An example of a P2P lending app in Canada is goPeer.
Robo-advisors are a popular alternative to traditional banks in Canada for investment management services.
These are online platforms that use algorithms and automation to provide investment advice and manage portfolios. They offer a low-cost and accessible way for Canadians to invest and manage their wealth.
Robo-advisors work by asking investors a series of questions to assess their:
- investment goals
- risk tolerance and
- financial situation
Based on this information, the robo-advisor uses an algorithm to recommend a portfolio of exchange-traded funds (ETFs) or other investment products that are tailored to the investor’s needs.
Once the portfolio is created, the robo-advisor will continuously monitor it and make adjustments as needed based on market conditions and the investor’s goals.

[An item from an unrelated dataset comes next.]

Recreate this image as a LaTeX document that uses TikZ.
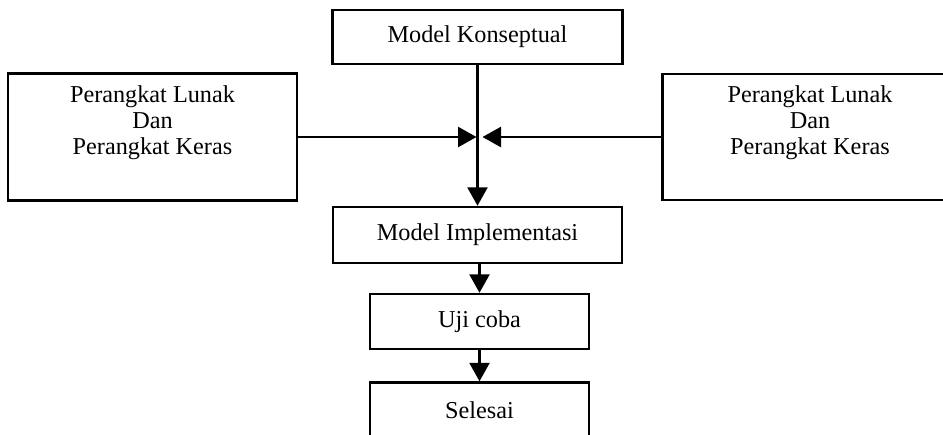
\documentclass[tikz,border=0pt]{standalone}
\usepackage{fontspec}
\setmainfont{Liberation Serif}
\usetikzlibrary{arrows.meta}

\tikzset{
  kotak/.style={draw, line width=1.4pt, align=center, inner sep=0pt,
    font=\fontsize{13.8}{14.8}\selectfont},
  panah/.style={-{Triangle[length=0.37cm,width=0.4cm]}, line width=1.4pt}
}

\begin{document}
\begin{tikzpicture}[x=0.02cm,y=-0.02cm]
\useasboundingbox (0,0) rectangle (943,434);
%boxes
\node[kotak, minimum width=5.8cm, minimum height=1.08cm] (konsep) at (477.5,37) {Model Konseptual};
\node[kotak, minimum width=5.78cm, minimum height=2.54cm] (lunakkiri) at (152.5,137) {Perangkat Lunak\\Dan\\Perangkat Keras\\[4pt]};
\node[kotak, minimum width=5.9cm, minimum height=2.52cm] (lunakkanan) at (810,137) {Perangkat Lunak\\Dan\\Perangkat Keras\\[4pt]};
\node[kotak, minimum width=5.78cm, minimum height=1.12cm] (impl) at (477.5,235) {Model Implementasi};
\node[kotak, minimum width=4.38cm, minimum height=1.1cm] (uji) at (479.5,321.5) {Uji coba};
\node[kotak, minimum width=4.38cm, minimum height=1.1cm] (selesai) at (479.5,410) {Selesai};
%arrows
\coordinate (temu) at (konsep.south |- lunakkiri.east);
\draw[panah] (konsep.south) -- (impl.north);
\draw[panah] (lunakkiri.east) -- ([xshift=-0.02cm]temu);
\draw[panah] (lunakkanan.west) -- ([xshift=0.1cm]temu);
\draw[panah] (uji.north |- impl.south) -- (uji.north);
\draw[panah] (uji.south) -- (selesai.north);
\end{tikzpicture}
\end{document}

One of the main benefits of robo-advisors is their lower fees compared to traditional banks. Traditional banks often charge high fees for investment management services, which can eat into an investor’s returns over time.
More on Robo-Advisors
Robo-advisors, on the other hand, typically charge lower fees as they have lower overhead costs. This makes them an attractive option for those who are looking for a cost-effective way to invest.
Another benefit of robo-advisors is their accessibility. Investors can access their accounts and manage their portfolios online, which is convenient for those who prefer to manage their finances digitally.
Additionally, robo-advisors often have zero or lower minimum investment requirements than traditional banks, making them accessible to a wider range of investors.
However, robo-advisors do come with some limitations. For example, they may not be suitable for investors who have complex investment needs or require more personalized advice.
As such, you need to carefully consider your investment needs and preferences before choosing a robo-advisor.